• _Written request_:
Take every line from the first down to the line with "const sar_ticks = [0, 2, 4, 6, 8, 10, 12, 14]" and set it down exactly, without the pictures.

• _Records supplied_:
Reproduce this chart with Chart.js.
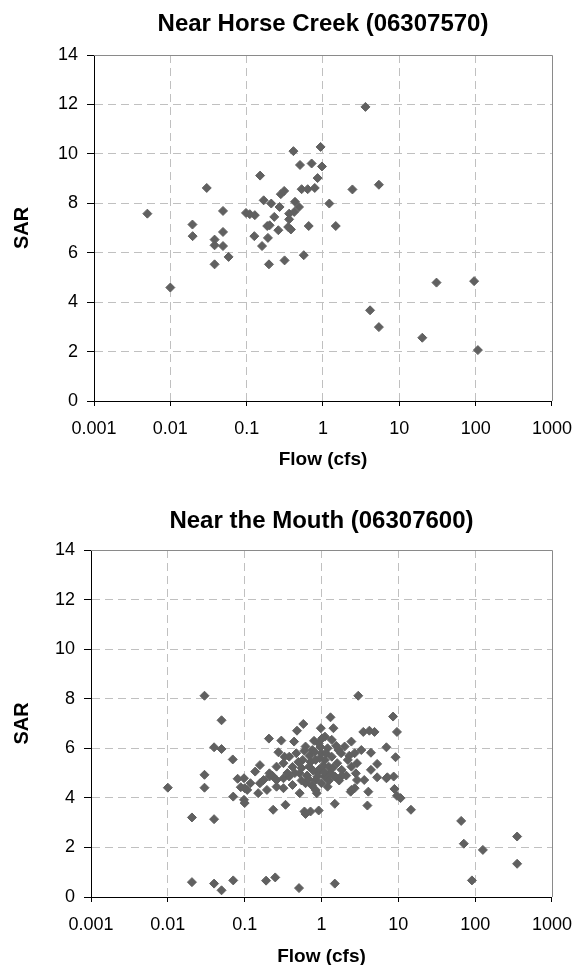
<!DOCTYPE html>
<html>
<head>
<meta charset="utf-8">
<title>SAR vs Flow</title>
<script src="https://cdn.jsdelivr.net/npm/chart.js"></script>
<style>
  html, body { margin: 0; padding: 0; background: #fff; overflow: hidden; }
  #horse_creek_wrap { position: absolute; left: 0; top: 0; width: 584px; height: 485px; }
  #mouth_wrap { position: absolute; left: 0; top: 485px; width: 584px; height: 490px; }
</style>
</head>
<body>
<div id="horse_creek_wrap"><canvas id="horse_creek_chart" width="584" height="485"></canvas></div>
<div id="mouth_wrap"><canvas id="mouth_chart" width="584" height="490"></canvas></div>

<script>
// tick values
const flow_ticks = [0.001, 0.01, 0.1, 1, 10, 100, 1000]
const sar_ticks = [0, 2, 4, 6, 8, 10, 12, 14]

// Near Horse Creek (06307570)
const horse_creek_flow = [
  0.005, 0.01, 0.0195, 0.0196, 0.03, 0.038, 0.038, 0.038, 0.049, 0.049,
  0.049, 0.058, 0.098, 0.11, 0.128, 0.126, 0.15, 0.159, 0.167, 0.186,
  0.2, 0.19, 0.196, 0.21, 0.23, 0.26, 0.27, 0.28, 0.31, 0.314,
  0.35, 0.36, 0.36, 0.38, 0.41, 0.42, 0.43, 0.485, 0.5, 0.525,
  0.56, 0.63, 0.65, 0.71, 0.78, 0.85, 0.93, 0.97, 1.21, 1.47,
  2.43, 3.6, 4.14, 5.4, 5.4, 20, 30.7, 95.5, 107
]
const horse_creek_sar = [
  7.58, 4.59, 7.14, 6.67, 8.62, 6.53, 6.3, 5.53, 7.69, 6.84,
  6.27, 5.83, 7.61, 7.56, 7.52, 6.67, 9.12, 6.27, 8.12, 7.08,
  7.11, 6.6, 5.53, 7.99, 7.45, 6.91, 7.85, 8.37, 8.5, 5.69,
  7.04, 7.58, 7.35, 6.94, 10.11, 7.65, 8.06, 7.85, 9.55, 8.57,
  5.9, 8.57, 7.08, 9.61, 8.62, 9.02, 10.28, 9.49, 7.99, 7.08,
  8.56, 11.9, 3.67, 8.75, 2.99, 2.56, 4.79, 4.85, 2.06
]

// Near the Mouth (06307600)
const mouth_flow = [
  0.01, 0.0206, 0.0206, 0.03, 0.03, 0.03, 0.04, 0.04, 0.04, 0.05,
  0.05, 0.05, 0.07, 0.071, 0.071, 0.081, 0.089, 0.098, 0.098, 0.1,
  0.1, 0.108, 0.119, 0.137, 0.15, 0.158, 0.158, 0.176, 0.19, 0.195,
  0.207, 0.21, 0.21, 0.23, 0.235, 0.25, 0.26, 0.26, 0.26, 0.275,
  0.3, 0.32, 0.32, 0.32, 0.33, 0.34, 0.38, 0.38, 0.42, 0.44,
  0.45, 0.47, 0.48, 0.51, 0.52, 0.52, 0.55, 0.57, 0.58, 0.6,
  0.62, 0.62, 0.62, 0.65, 0.69, 0.7, 0.72, 0.75, 0.76, 0.8,
  0.84, 0.84, 0.84, 0.87, 0.9, 0.92, 0.92, 0.92, 0.98, 1.0,
  1.0, 1.05, 1.11, 1.11, 1.11, 1.2, 1.2, 1.24, 1.3, 1.31,
  1.36, 1.36, 1.43, 1.49, 1.49, 1.5, 1.6, 1.66, 1.8, 1.83,
  1.84, 2.0, 2.1, 2.2, 2.4, 2.45, 2.45, 2.45, 2.7, 2.7,
  2.8, 2.9, 2.9, 3.01, 3.3, 3.5, 3.6, 3.96, 4.07, 4.2,
  4.4, 4.4, 4.9, 5.3, 5.3, 7.0, 7.0, 7.2, 8.55, 8.7,
  8.9, 9.2, 9.6, 9.6, 10.7, 14.6, 65.8, 71.2, 90.8, 126,
  352, 352,
  0.55, 0.6, 0.68, 0.72, 0.78, 0.82, 0.88, 0.95, 0.97, 1.02,
  1.08, 1.15, 1.25, 1.4, 1.55, 0.5, 0.42, 0.36, 1.7, 2.3
]
const mouth_sar = [
  4.41, 3.21, 0.6, 8.12, 4.93, 4.41, 6.04, 3.14, 0.54, 7.13,
  5.97, 0.27, 5.55, 4.05, 0.67, 4.77, 4.43, 4.79, 3.92, 4.39,
  3.79, 4.32, 4.59, 5.06, 4.19, 5.32, 4.59, 4.72, 0.66, 4.32,
  6.39, 4.99, 4.86, 4.89, 3.52, 0.79, 4.72, 5.26, 4.45, 5.84,
  6.31, 4.79, 5.4, 4.39, 5.66, 3.72, 4.86, 5.66, 4.52, 6.27,
  5.0, 5.8, 6.71, 0.36, 4.99, 4.19, 5.2, 5.53, 6.98, 3.45,
  3.35, 4.59, 6.07, 4.9, 5.26, 5.7, 3.45, 4.5, 5.93, 6.3,
  5.53, 4.72, 4.32, 4.19, 5.0, 3.49, 5.13, 6.2, 6.81, 5.8,
  4.59, 5.3, 4.86, 5.53, 6.47, 4.45, 6.0, 5.26, 5.0, 7.25,
  5.66, 6.34, 6.81, 3.76, 0.54, 4.86, 5.4, 5.93, 5.8, 5.13,
  4.89, 6.07, 4.9, 5.53, 4.25, 6.27, 5.26, 4.32, 5.8, 4.39,
  4.99, 5.4, 4.72, 8.12, 5.93, 6.66, 4.72, 3.69, 4.25, 6.71,
  5.82, 5.13, 6.66, 5.37, 4.83, 6.04, 4.79, 4.83, 7.28, 4.86,
  4.36, 5.64, 6.66, 4.08, 3.99, 3.52, 3.07, 2.15, 0.67, 1.9,
  2.44, 1.34,
  4.7, 5.9, 4.75, 5.45, 5.1, 5.85, 4.85, 5.6, 6.05, 6.4,
  5.05, 5.8, 4.7, 5.2, 6.1, 5.45, 5.25, 5.0, 4.7, 5.7
]

const font_family = "'Liberation Sans', Arial, sans-serif"
Chart.defaults.font.family = font_family
Chart.defaults.color = "#000"

function to_points(flows, sars) {
  let points = []
  for (let i = 0; i < flows.length; i++) {
    points.push({ x: flows[i], y: sars[i] })
  }
  return points
}

// solid grey frame on top and right of the plot area
const plot_frame = {
  id: "plot_frame",
  beforeDatasetsDraw(chart) {
    const { ctx, chartArea } = chart
    ctx.save()
    ctx.strokeStyle = "#8a8a8a"
    ctx.lineWidth = 1
    ctx.setLineDash([])
    ctx.beginPath()
    ctx.moveTo(chartArea.left, Math.round(chartArea.top) + 0.5)
    ctx.lineTo(Math.round(chartArea.right) + 0.5, Math.round(chartArea.top) + 0.5)
    ctx.lineTo(Math.round(chartArea.right) + 0.5, chartArea.bottom)
    ctx.stroke()
    ctx.restore()
  }
}

function edge_grid(first, last) {
  return (c) => {
    if (!c.tick) return "#c0c0c0"
    if (c.tick.value == first || c.tick.value == last) return "rgba(0,0,0,0)"
    return "#c0c0c0"
  }
}

function scatter_config(title_text, flows, sars, box) {
  return {
    type: "scatter",
    data: {
      datasets: [{
        data: to_points(flows, sars),
        pointStyle: "rectRot",
        pointRadius: 4.5,
        pointHoverRadius: 4.5,
        borderWidth: 1,
        backgroundColor: "#606060",
        borderColor: "#606060"
      }]
    },
    options: {
      responsive: false,
      animation: false,
      devicePixelRatio: 1,
      layout: { padding: { left: 8, right: box.right_pad, top: 0, bottom: 0 } },
      plugins: {
        legend: { display: false },
        tooltip: { enabled: false },
        title: {
          display: true,
          text: title_text,
          fullSize: false,
          color: "#000",
          font: { size: 24, weight: "bold" },
          padding: { top: box.title_top, bottom: box.title_bottom }
        }
      },
      scales: {
        x: {
          type: "logarithmic",
          min: flow_ticks[0],
          max: flow_ticks[flow_ticks.length - 1],
          afterBuildTicks: (scale) => { scale.ticks = flow_ticks.map(v => ({ value: v })) },
          afterFit: (scale) => { scale.height = box.x_height },
          ticks: {
            autoSkip: false, maxRotation: 0, minRotation: 0, padding: 12,
            color: "#000", font: { size: 18 },
            callback: (v) => String(v)
          },
          grid: {
            color: edge_grid(flow_ticks[0], flow_ticks[flow_ticks.length - 1]),
            tickColor: "#000", tickLength: 5, tickBorderDash: []
          },
          border: { display: true, color: "#000", width: 1, dash: [8, 5] },
          title: {
            display: true, text: "Flow (cfs)", color: "#000",
            font: { size: 19, weight: "bold" },
            padding: { top: 0, bottom: box.x_title_pad }
          }
        },
        y: {
          min: sar_ticks[0],
          max: sar_ticks[sar_ticks.length - 1],
          afterBuildTicks: (scale) => { scale.ticks = sar_ticks.map(v => ({ value: v })) },
          afterFit: (scale) => { scale.width = box.y_width },
          ticks: { padding: 9, color: "#000", font: { size: 18 } },
          grid: {
            color: edge_grid(sar_ticks[0], sar_ticks[sar_ticks.length - 1]),
            tickColor: "#000", tickLength: 7, tickBorderDash: []
          },
          border: { display: true, color: "#000", width: 1, dash: [8, 5] },
          title: {
            display: true, text: "SAR", color: "#000",
            font: { size: 20, weight: "bold" },
            padding: { top: 2, bottom: 0 }
          }
        }
      }
    },
    plugins: [plot_frame]
  }
}

new Chart(document.getElementById("horse_creek_chart").getContext("2d"),
  scatter_config("Near Horse Creek (06307570)", horse_creek_flow, horse_creek_sar,
    { right_pad: 23, title_top: 10, title_bottom: 16.2, x_height: 84, x_title_pad: 13.6, y_width: 86 }))

new Chart(document.getElementById("mouth_chart").getContext("2d"),
  scatter_config("Near the Mouth (06307600)", mouth_flow, mouth_sar,
    { right_pad: 22, title_top: 21.6, title_bottom: 14.6, x_height: 78, x_title_pad: 6.9, y_width: 83 }))
</script>
</body>
</html>
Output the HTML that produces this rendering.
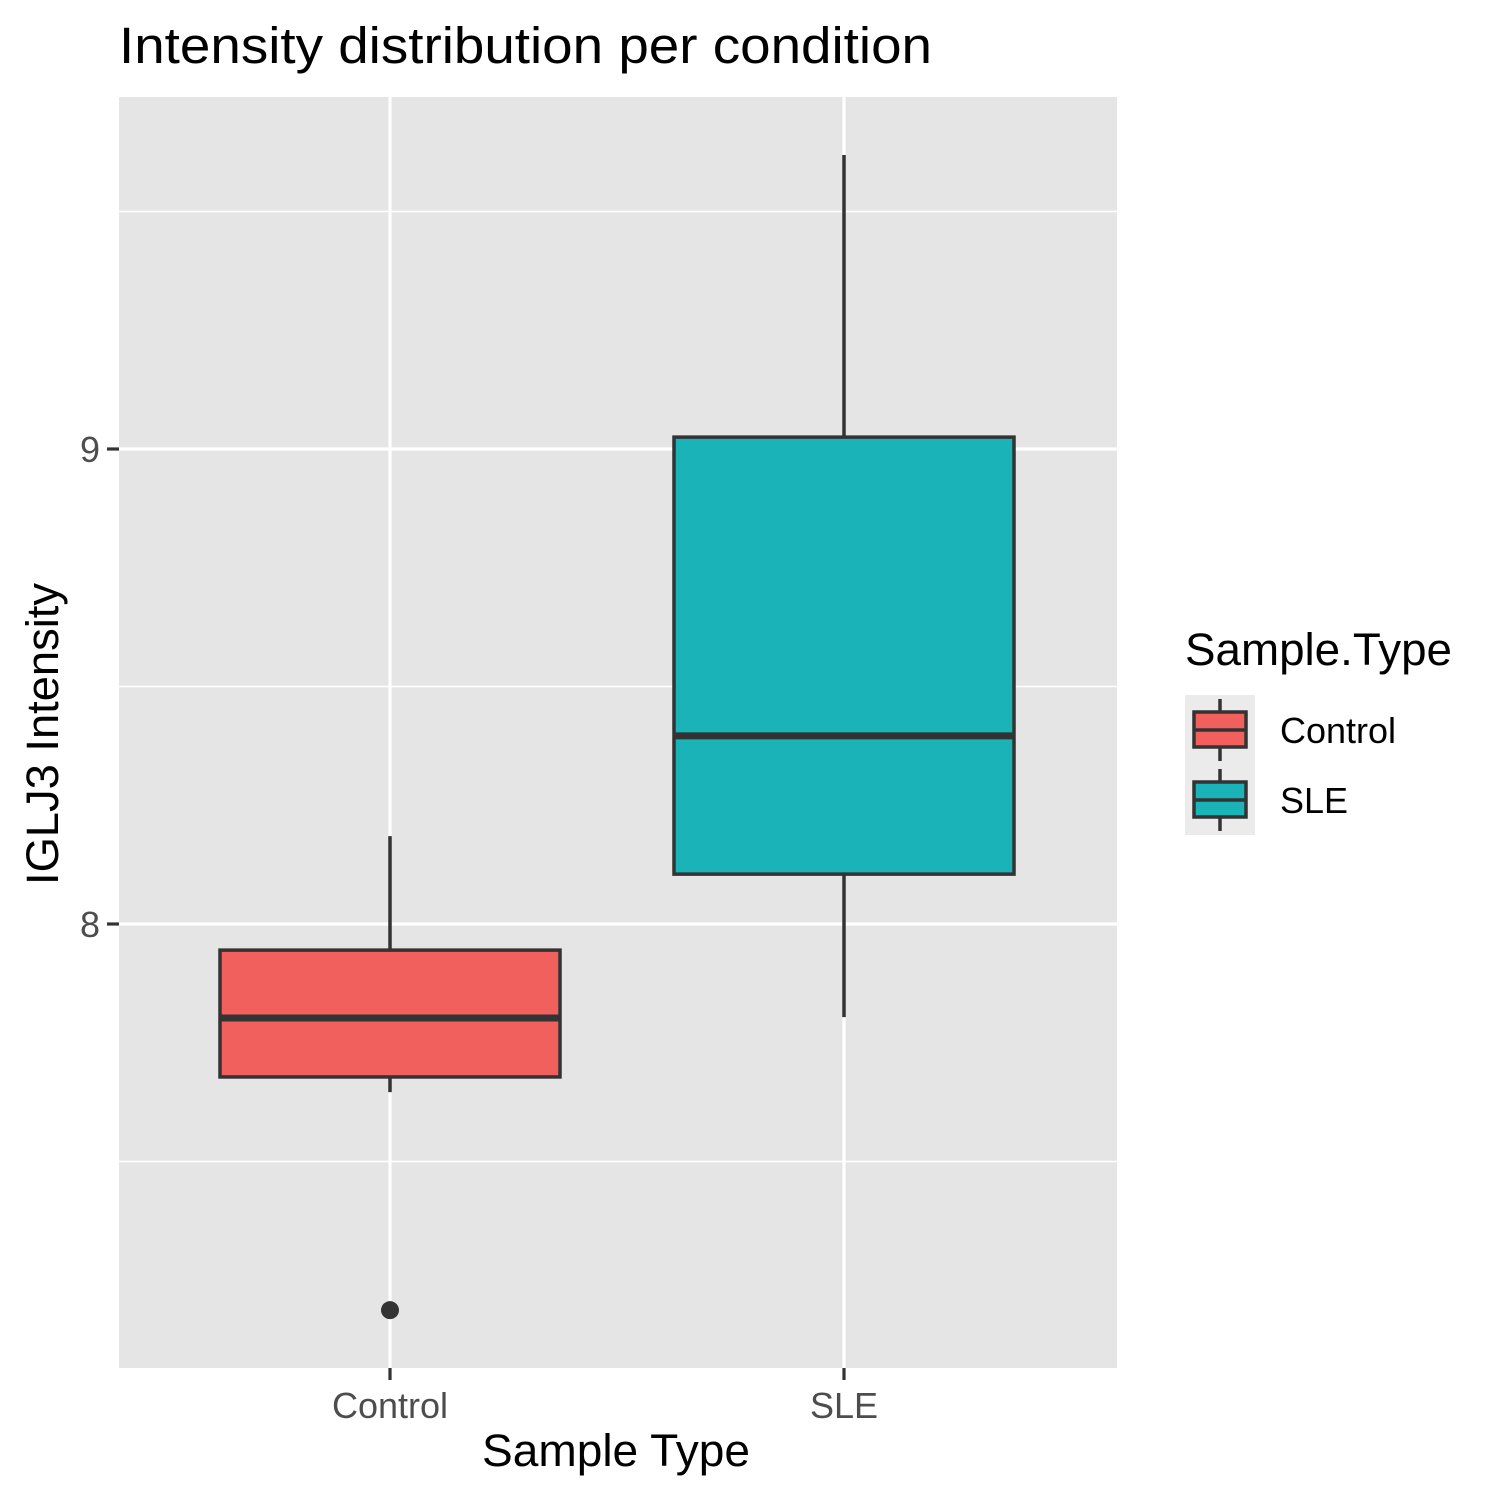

• _Answer below_:
Reproduce this chart with Chart.js.
<!DOCTYPE html>
<html>
<head>
<meta charset="utf-8">
<title>SAR vs Flow</title>
<script src="https://cdn.jsdelivr.net/npm/chart.js"></script>
<style>
  html, body { margin: 0; padding: 0; background: #fff; overflow: hidden; }
  #horse_creek_wrap { position: absolute; left: 0; top: 0; width: 584px; height: 485px; }
  #mouth_wrap { position: absolute; left: 0; top: 485px; width: 584px; height: 490px; }
</style>
</head>
<body>
<div id="horse_creek_wrap"><canvas id="horse_creek_chart" width="584" height="485"></canvas></div>
<div id="mouth_wrap"><canvas id="mouth_chart" width="584" height="490"></canvas></div>

<script>
// tick values
const flow_ticks = [0.001, 0.01, 0.1, 1, 10, 100, 1000]
const sar_ticks = [0, 2, 4, 6, 8, 10, 12, 14]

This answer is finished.